TÜRK OLMANIN DAYANILMAZ HAFİFLİĞİ

           Köşe kapmaca ekibi bana, bizim sitemize yazar mısın dediğine,  ilk önce onlara ne yaptıklarını, neye karşı olduklarını ve neden bunu yaptıklarını sordum. Bu adamların bir amacı vardı; bu topraklara yerleşmiş kalıcı nefreti, nefret eylemlerini ve nefret söylemlerini bir bir afişe edip, olmaması gerektiklerine inandıkları her şeye dil uzatmaktı. Sordum onlara ‘siz bu nefretten nefret ediyor musunuz’ diye. Onlar “biz nefretten nefret etmiyoruz, biz barışı seviyoruz” dediler. Aslında ikimizde aynı taraftan bakıyorduk; ama onlar sevgiyle bakıyordu, ben nefretle bakıyorum. Bu nefreti yapan, uygulayan ve dile getiren herkesten nefret ediyorum. Açıkça da söylemeliyim ki aşağıda okuyacaklarınız benim yıllardır bastırmış olduğum, nefrette olan nefretimdir.


             ‘Ne mutlu Türküm Diyene!’. Türkiye’de hangi dile,dine,en önemlisi ırka mensup olursanız olun ortalama 7 yaşından beri bildiğimiz en meşhur Atatürk sözüdür bu. Okula başladığımız günden itibaren ‘TÜRKLÜĞÜMÜZ’le mutlu oluyoruz her sabah, her akşam ,her gün… hatta Türk olmasak  bile… öyle olmak zorunda, Ermeni’ysen, Rum’san, Kürt’sen ve bunun farkındaysan ‘mutluluk’ sana haramdır. Çünkü her sabah avazın çıktığı kadar bağırmak zorundasındır ; NE MUTLU TÜRKÜM DİYENE! Diye. Bazı çocuklarımız söylediklerinin hiç farkında olmadan bu sözdeki TÜRK’ü KÜRT diye değiştirir, mekanizmalar çalışır. O çocuklar ilkokul çocuğu değildir artık öğretmenleri için potansiyel bölücü tehdittir.
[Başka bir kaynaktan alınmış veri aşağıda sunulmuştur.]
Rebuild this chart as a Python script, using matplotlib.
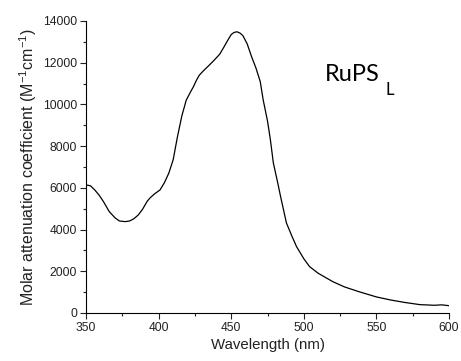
import matplotlib
matplotlib.use("Agg")
import matplotlib.pyplot as plt
from matplotlib.ticker import MultipleLocator

plt.rcParams["font.family"] = ["Liberation Sans", "DejaVu Sans"]

# absorption spectrum
wavelength = [350, 353, 356, 359, 362, 366, 370, 373, 377, 380, 383, 386, 389,
              392, 394, 397, 401, 404, 407, 410, 413, 416, 419, 422, 424, 426,
              428, 431, 435, 438, 440, 442, 445, 447, 450, 452, 454, 456, 458,
              461, 464, 467, 470, 472, 475, 477, 479, 482, 484, 488, 492, 495,
              500, 504, 510, 516, 520, 528, 538, 550, 560, 570, 580, 590, 595, 600]
epsilon = [6140, 6100, 5900, 5650, 5340, 4860, 4560, 4410, 4380, 4410, 4520, 4700, 4980,
           5340, 5510, 5700, 5900, 6250, 6700, 7340, 8460, 9450, 10200, 10600, 10850, 11150,
           11400, 11620, 11890, 12100, 12250, 12400, 12750, 13000, 13350, 13450, 13480, 13420, 13300,
           12900, 12290, 11750, 11090, 10220, 9200, 8290, 7200, 6250, 5580, 4320, 3650, 3180,
           2600, 2220, 1900, 1660, 1500, 1250, 1020, 770, 620, 500, 400, 370, 390, 350]

fig = plt.figure(figsize=(4.61, 3.61), dpi=100)
ax = fig.add_axes([0.1866, 0.133, 0.7874, 0.809])
ax.plot(wavelength, epsilon, color="black", lw=0.9)

ax.set_xlim(350, 600)
ax.set_ylim(0, 14000)
ax.xaxis.set_major_locator(MultipleLocator(50))
ax.xaxis.set_minor_locator(MultipleLocator(25))
ax.yaxis.set_major_locator(MultipleLocator(2000))
ax.yaxis.set_minor_locator(MultipleLocator(1000))
ax.tick_params(which="both", direction="out", labelsize=8.7, width=0.8, colors="#222222")
ax.tick_params(which="major", length=4, pad=2.5)
ax.tick_params(which="minor", length=2.5)
for side in ("top", "right"):
    ax.spines[side].set_visible(False)
ax.spines["left"].set_linewidth(0.8)
ax.spines["bottom"].set_linewidth(0.8)

ax.set_xlabel("Wavelength (nm)", fontsize=10.8, labelpad=3, color="#222222")
ax.set_ylabel("Molar attenuation coefficient (M$^{\\mathregular{-1}}$cm$^{\\mathregular{-1}}$)",
              fontsize=11.5, labelpad=3, color="#222222")

fig.text(0.705, 0.776, "RuPS", fontsize=17, family=["Lato", "DejaVu Sans"],
         va="baseline", ha="left")
fig.text(0.836, 0.737, "L", fontsize=12, family=["Lato", "DejaVu Sans"],
         va="baseline", ha="left")

fig.savefig("out.png", dpi=100)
Cezaları hemen kesiliverir.

           Türklük çok kolaydır bu memlekette; doğduğun andan itibaren Türksündür. Adın; Hasan da olsa, Musa da, Hrant’ta ya da Ari hiç fark etmez sen Türksündür ve bununa gurur duymalı çok mutlu olmalısındır. Es kaza Türk değilim deme cürrettini bulursan,artık sen bölücüsündür,zararlı maddesindir. İmha edilmen gerekir; imhanı da ‘çok mutlu’ Türkler üstlenir ve işi halleder.

          Asimile planları yapılır üzerinizde ‘nasıl olur da bunları TÜRK yaparız?’ diye tartışırlar kapalı kapılar ardında sanki hadleriymiş gibi. Alırlar sizi evinizden barkınızdan, başka yerlere başka diyarlara sürerler. Komşularınızdan koparırlar,olması gereken ‘Mutlu’ komşular verirler size. Bundan sonra başka dil,din,ırk yok senin için; bizim gibi olacaksın derler. Olmasan ölürsün,olmasan sürülürsün…

           Sen devletini de sevemesin haddini bil! Kabullenmiyorsan Türk’lüğü devletini sevmek ona asker,polis,hakim-savcı olamasın. Zararlı maddeler giremez bu devletin mekanizmalarına.

           Git ticaret yap sen, ama onun da tadını kaçırma öyle tepelere çıkma! Oralar Türklere rezerve, cüret edersen dükkanlarını yağmalarlar, kırarlar camlarını, evini basarlar. Gönderirler seni topraklarından.

           Başka işler, başka yollar seçebilirsiniz kendinize. Gazeteci olabilirsiniz mesela. Aman dikkat yine haddini bileceksin! Öyle her istediğini,her yerde söyleyemesin yani olması gereken gazeteci olamasın, onlar nasıl isterse öyle gazeteci olabilirsin. Yoksa… çıkar 2 çapulcu hayatında en son okudukları cümle; ‘Ali ata bak’ olan 2 ‘çocuk’ kalleşçe sırtınızdan vurur sizi şehrin göbeğinde.

          Yapma Hrant abi! Yapma Hiram amca, yapma canım kardeşim Mihalis. Sorma sorgulama buraları. Sen en iyisi Türk ol, Mutlu ol. Yaşasın Türk olmanın dayanılmaz hafifliği!